Exercise objective: Retype, please, the listing from its opening line through the line that contains "var myChart = echarts.init(document.getElementById('chart'));", both included, without the pictures.

Recorded data:
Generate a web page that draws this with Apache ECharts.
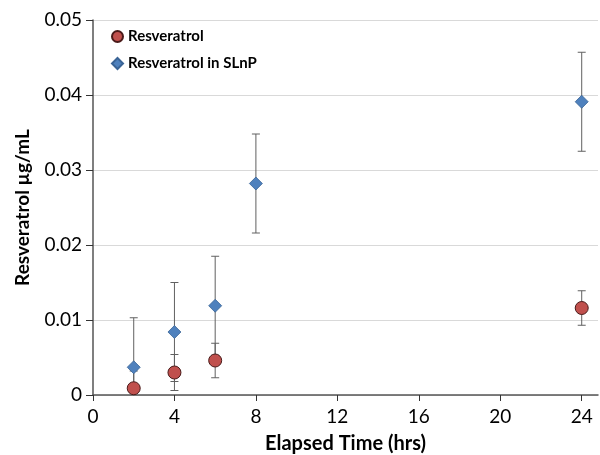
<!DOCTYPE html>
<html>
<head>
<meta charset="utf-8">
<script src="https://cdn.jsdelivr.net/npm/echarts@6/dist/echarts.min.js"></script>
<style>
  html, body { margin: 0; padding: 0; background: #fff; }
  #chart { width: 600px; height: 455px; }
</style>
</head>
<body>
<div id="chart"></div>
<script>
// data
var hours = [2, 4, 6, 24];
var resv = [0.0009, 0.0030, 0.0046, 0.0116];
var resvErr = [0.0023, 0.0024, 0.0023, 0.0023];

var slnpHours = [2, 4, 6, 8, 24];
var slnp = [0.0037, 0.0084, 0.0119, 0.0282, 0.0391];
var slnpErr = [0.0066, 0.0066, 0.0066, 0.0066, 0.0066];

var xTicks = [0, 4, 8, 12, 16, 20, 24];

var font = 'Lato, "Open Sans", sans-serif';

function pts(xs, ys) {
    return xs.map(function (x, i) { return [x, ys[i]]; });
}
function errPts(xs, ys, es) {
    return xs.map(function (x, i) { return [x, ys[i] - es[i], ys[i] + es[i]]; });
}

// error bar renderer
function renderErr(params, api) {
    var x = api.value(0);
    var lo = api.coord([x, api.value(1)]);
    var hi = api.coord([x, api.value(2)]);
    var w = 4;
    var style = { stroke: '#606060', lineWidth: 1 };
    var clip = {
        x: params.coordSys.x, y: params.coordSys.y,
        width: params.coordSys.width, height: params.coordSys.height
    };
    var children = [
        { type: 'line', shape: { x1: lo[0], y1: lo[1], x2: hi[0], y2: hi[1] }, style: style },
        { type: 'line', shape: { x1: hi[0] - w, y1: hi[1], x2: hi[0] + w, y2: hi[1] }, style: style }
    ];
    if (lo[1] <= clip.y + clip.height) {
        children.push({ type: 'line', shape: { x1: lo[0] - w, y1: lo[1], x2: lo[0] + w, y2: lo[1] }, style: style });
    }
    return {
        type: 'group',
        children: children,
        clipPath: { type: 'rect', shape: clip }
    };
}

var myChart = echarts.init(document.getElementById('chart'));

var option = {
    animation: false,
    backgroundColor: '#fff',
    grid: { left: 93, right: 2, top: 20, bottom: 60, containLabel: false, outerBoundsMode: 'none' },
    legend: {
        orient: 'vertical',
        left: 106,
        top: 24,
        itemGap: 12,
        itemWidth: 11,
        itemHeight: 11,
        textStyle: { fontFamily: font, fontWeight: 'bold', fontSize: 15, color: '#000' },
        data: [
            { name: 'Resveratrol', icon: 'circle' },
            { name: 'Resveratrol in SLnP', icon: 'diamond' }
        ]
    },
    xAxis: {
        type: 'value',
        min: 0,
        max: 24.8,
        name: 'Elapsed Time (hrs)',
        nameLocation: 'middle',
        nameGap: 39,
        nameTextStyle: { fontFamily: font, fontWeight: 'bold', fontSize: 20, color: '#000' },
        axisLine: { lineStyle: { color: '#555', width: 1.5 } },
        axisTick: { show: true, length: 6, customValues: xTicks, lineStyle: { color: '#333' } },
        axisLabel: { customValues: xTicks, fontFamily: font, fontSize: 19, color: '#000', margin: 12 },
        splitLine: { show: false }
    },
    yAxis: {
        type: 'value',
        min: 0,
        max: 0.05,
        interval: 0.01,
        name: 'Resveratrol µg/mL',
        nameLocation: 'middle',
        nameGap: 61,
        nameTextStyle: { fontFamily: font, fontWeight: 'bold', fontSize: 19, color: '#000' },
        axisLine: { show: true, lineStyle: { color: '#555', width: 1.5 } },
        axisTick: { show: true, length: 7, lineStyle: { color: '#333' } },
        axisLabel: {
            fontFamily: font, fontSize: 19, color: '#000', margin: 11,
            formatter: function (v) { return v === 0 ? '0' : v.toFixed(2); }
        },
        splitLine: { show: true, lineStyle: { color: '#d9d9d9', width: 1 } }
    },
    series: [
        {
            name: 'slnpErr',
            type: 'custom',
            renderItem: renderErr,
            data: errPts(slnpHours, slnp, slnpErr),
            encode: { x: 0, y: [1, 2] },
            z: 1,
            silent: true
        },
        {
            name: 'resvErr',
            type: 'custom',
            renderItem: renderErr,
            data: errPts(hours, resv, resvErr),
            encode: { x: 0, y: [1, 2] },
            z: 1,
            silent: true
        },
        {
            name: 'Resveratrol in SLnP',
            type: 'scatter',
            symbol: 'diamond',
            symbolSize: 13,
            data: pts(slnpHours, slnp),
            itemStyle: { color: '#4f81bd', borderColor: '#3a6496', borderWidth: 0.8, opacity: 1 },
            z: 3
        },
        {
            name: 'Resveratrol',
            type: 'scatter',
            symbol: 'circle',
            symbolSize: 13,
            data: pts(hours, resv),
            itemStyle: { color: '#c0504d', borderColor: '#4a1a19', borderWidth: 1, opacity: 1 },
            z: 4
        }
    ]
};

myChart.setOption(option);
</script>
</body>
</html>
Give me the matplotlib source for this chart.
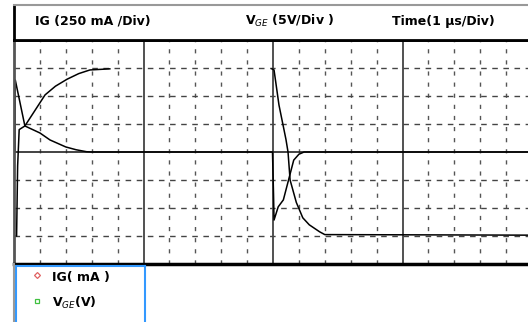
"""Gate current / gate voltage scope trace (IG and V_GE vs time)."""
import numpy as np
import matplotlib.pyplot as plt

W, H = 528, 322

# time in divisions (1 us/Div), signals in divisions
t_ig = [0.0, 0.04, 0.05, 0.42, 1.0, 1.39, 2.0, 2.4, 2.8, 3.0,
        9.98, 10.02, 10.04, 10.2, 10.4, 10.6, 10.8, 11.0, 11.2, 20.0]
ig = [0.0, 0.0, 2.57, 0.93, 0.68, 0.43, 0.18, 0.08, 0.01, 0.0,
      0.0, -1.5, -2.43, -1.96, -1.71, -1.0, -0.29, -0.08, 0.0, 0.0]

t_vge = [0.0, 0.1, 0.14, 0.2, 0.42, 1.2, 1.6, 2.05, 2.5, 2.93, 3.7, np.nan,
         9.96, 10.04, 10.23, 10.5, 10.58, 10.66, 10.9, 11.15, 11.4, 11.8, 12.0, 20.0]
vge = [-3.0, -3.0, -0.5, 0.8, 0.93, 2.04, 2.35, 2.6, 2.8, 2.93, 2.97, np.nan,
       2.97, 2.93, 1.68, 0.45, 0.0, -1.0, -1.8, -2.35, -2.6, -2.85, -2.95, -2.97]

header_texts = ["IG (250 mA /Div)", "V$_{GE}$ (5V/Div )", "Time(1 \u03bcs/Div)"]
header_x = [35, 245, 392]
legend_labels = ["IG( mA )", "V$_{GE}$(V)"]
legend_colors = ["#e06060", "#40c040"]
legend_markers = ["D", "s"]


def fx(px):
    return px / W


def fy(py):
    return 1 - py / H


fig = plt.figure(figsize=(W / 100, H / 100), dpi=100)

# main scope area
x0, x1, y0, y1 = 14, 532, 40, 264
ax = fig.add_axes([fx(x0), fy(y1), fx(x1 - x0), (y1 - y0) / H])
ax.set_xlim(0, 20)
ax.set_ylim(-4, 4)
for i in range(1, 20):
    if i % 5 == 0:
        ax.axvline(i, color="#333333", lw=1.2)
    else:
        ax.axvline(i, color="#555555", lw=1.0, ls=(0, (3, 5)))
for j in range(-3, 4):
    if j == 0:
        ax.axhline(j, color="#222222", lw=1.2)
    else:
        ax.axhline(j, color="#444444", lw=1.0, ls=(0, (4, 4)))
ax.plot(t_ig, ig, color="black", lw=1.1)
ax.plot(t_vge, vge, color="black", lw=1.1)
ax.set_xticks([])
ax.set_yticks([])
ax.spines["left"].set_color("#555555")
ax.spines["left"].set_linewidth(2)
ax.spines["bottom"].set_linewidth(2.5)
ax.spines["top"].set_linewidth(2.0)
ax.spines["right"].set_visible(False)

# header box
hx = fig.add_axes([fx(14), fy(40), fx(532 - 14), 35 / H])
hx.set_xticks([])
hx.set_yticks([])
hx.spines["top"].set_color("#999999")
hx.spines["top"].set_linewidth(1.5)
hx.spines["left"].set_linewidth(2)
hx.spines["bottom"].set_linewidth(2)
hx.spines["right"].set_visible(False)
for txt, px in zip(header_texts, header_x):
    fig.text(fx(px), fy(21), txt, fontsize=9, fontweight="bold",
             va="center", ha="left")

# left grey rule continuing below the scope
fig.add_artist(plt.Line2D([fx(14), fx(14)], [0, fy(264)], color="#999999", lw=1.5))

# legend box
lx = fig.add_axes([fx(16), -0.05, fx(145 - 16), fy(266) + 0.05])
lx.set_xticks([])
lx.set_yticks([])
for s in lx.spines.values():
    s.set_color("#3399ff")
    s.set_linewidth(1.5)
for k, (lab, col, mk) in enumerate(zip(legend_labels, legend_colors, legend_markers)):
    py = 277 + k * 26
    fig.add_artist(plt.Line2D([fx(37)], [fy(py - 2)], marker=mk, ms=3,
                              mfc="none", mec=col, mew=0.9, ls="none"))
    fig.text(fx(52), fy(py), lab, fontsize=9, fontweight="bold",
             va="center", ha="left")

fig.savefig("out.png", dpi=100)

Solution:
Generate a web page that draws this with Apache ECharts.
<!DOCTYPE html>
<html>
<head>
<meta charset="utf-8">
<script src="https://cdn.jsdelivr.net/npm/echarts@6/dist/echarts.min.js"></script>
<style>
  html, body { margin: 0; padding: 0; background: #fff; }
  #chart { width: 600px; height: 455px; }
</style>
</head>
<body>
<div id="chart"></div>
<script>
// data
var hours = [2, 4, 6, 24];
var resv = [0.0009, 0.0030, 0.0046, 0.0116];
var resvErr = [0.0023, 0.0024, 0.0023, 0.0023];

var slnpHours = [2, 4, 6, 8, 24];
var slnp = [0.0037, 0.0084, 0.0119, 0.0282, 0.0391];
var slnpErr = [0.0066, 0.0066, 0.0066, 0.0066, 0.0066];

var xTicks = [0, 4, 8, 12, 16, 20, 24];

var font = 'Lato, "Open Sans", sans-serif';

function pts(xs, ys) {
    return xs.map(function (x, i) { return [x, ys[i]]; });
}
function errPts(xs, ys, es) {
    return xs.map(function (x, i) { return [x, ys[i] - es[i], ys[i] + es[i]]; });
}

// error bar renderer
function renderErr(params, api) {
    var x = api.value(0);
    var lo = api.coord([x, api.value(1)]);
    var hi = api.coord([x, api.value(2)]);
    var w = 4;
    var style = { stroke: '#606060', lineWidth: 1 };
    var clip = {
        x: params.coordSys.x, y: params.coordSys.y,
        width: params.coordSys.width, height: params.coordSys.height
    };
    var children = [
        { type: 'line', shape: { x1: lo[0], y1: lo[1], x2: hi[0], y2: hi[1] }, style: style },
        { type: 'line', shape: { x1: hi[0] - w, y1: hi[1], x2: hi[0] + w, y2: hi[1] }, style: style }
    ];
    if (lo[1] <= clip.y + clip.height) {
        children.push({ type: 'line', shape: { x1: lo[0] - w, y1: lo[1], x2: lo[0] + w, y2: lo[1] }, style: style });
    }
    return {
        type: 'group',
        children: children,
        clipPath: { type: 'rect', shape: clip }
    };
}

var myChart = echarts.init(document.getElementById('chart'));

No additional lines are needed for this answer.